There was also a lasting hearing impairment after childhood illness, which may have added to the sense that he stood a little apart from the room. Sometimes an outsider looks in and sees the whole mechanism. Horace seems to have understood how status worked, how ritual worked, and how easily those things could be punctured.

The family around him

Horace without his family is incomprehensible. His father, Major William Utting Cole, reflects the military he came from. He inherited from his mother, Mary de Vere, an Irish landowner who provided the family depth and status. Both lines met in Horace like steel and silk.

Anne de Vere Cole, subsequently Anne Chamberlain, was his sister and a fascinating familial link. She married a future UK prime minister, Neville Chamberlain. Horace became the brother-in-law of a cautious, diplomatic, and stately man. The difference is nearly comical. The one brother-in-law spent his adult life working to stabilize institutions, while the other seemed to test how far they could be twisted before breaking.

John James Burke Cole, Horace’s brother, is less well-known. In a boisterous family record, he is a calmer note.

His first wife was Denise Ann Marie Jose Lynch Daly. Dublin hosted their 1918 wedding. Horace married an Irish heiress, adding to his money and status. Valerie Cole was their daughter. After Valerie married Marcel Crosia in 1945, Horace had a notable descendant line.

Mrs. Wright, subsequently Mavis Wheeler, was his second wife. As a waitress, model, and member of the period’s creative and social circles, she was a striking figure. Her 1931 marriage to Horace. Their 1935-born son Tristan de Vere Cole became a television director. Family histories have complicated Tristan’s parentage, but the public story links him to Horace as son and heir to an unusual visibility.

The great pranks and the public mask

Horace did not merely entertain people. He destabilized them. His most famous stunt was the 1910 Dreadnought Hoax, when he and a group of accomplices posed as Abyssinian royalty and were received by the Royal Navy aboard HMS Dreadnought. I think this mattered because it was not a random joke. It was a precision strike against authority. The Navy was supposed to be impregnable, ceremonial, and sure of itself. Horace revealed that the right costume and the right script could turn certainty into embarrassment.

He pulled off other pranks as well. He was known for impersonations, absurd disguises, and social invasions that made the powerful look unguarded. He enjoyed being mistaken for someone else, and he seems to have understood that public identity is often just a costume with better tailoring. In one sense, he was a kind of performance artist before the term existed. In another, he was a mischievous saboteur with excellent timing.

What fascinates me most is that his jokes were often elaborate enough to require planning, courage, and a cool nerve. He was not tossing pies. He was building little collapses in the architecture of respectability.

Money, property, and decline

Horace’s economics contradict his social confidence.

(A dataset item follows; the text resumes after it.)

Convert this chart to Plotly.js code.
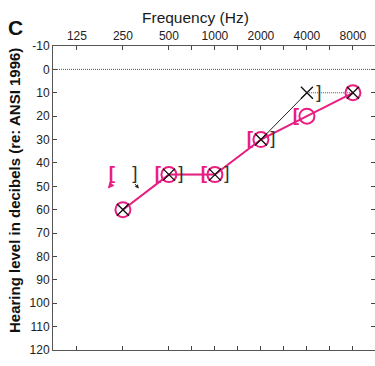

He received West Woodhay House in 1906, demonstrating family wealth and continuity. But he sold it in 1912 because he couldn’t afford maintenance. That moment feels like a biography hinge. His grip on the old estate world was eroding.

Later versions suggest he lost a lot of money in land speculation, including Canadian ventures. At the conclusion of his life, he lived in poverty in France. That decline sharpens his life. Born into privilege, he performed against privilege, and subsequently became consumed by the instability he liked to portray in others.

This irony nearly sparkles. He made institutions look vulnerable, and his fortune was too. Once started, the comedy got away from him.

Why Horace De Vere Cole still matters

I think Horace De Vere Cole remains compelling because he was not neatly one thing. He was not a court jester, not a pure fraud, not a harmless wit, and not a conventional rebel. He was all of those things in fragments. He had a patrician background, a restless imagination, and a taste for exposing the absurd machinery of rank. He also had a family story that reaches into politics, war, inheritance, marriage, and artistic bohemia.

His relatives matter because they help frame the man. William Utting Cole and Mary de Vere gave him his foundation. Anne Chamberlain shows how close he was to the center of public life, even while he mocked it. Denise Lynch Daly and Mabel Winifred Mary Wright mark the two major marriages that shaped his personal world. Valerie Cole and Tristan de Vere Cole carry the line forward into later generations. Around all of them, Horace moves like a bright blade, catching light and throwing it back at the age that produced him.

FAQ

Who was Horace De Vere Cole?

Horace De Vere Cole was an Anglo Irish prankster, social imposter, and notorious practical joker born in 1881. He became famous for elaborate hoaxes, especially the Dreadnought Hoax of 1910.

Who were Horace De Vere Cole’s parents?

His father was Major William Utting Cole. His mother was Mary de Vere. Together they gave him military lineage, inherited status, and access to the social world he later mocked.

Did Horace De Vere Cole have siblings?

Yes. His sister Anne de Vere Cole later became Anne Chamberlain after marrying Neville Chamberlain. He also had a brother, John James Burke Cole, though that name appears much less often in public accounts.

Who were his wives?

His first wife was Denise Ann Marie Jose Lynch Daly, whom he married in 1918. His second wife was Mabel Winifred Mary Wright, later known as Mavis Wheeler, whom he married in 1931.

Did Horace De Vere Cole have children?

Yes. His daughter was Valerie Cole, and his son was Tristan de Vere Cole. Tristan later became a television director.

Why is Horace De Vere Cole remembered today?

I would say he is remembered because he turned social performance into a weapon. He used disguise, timing, and nerve to expose how easily authority can be fooled. That makes him feel modern, even now.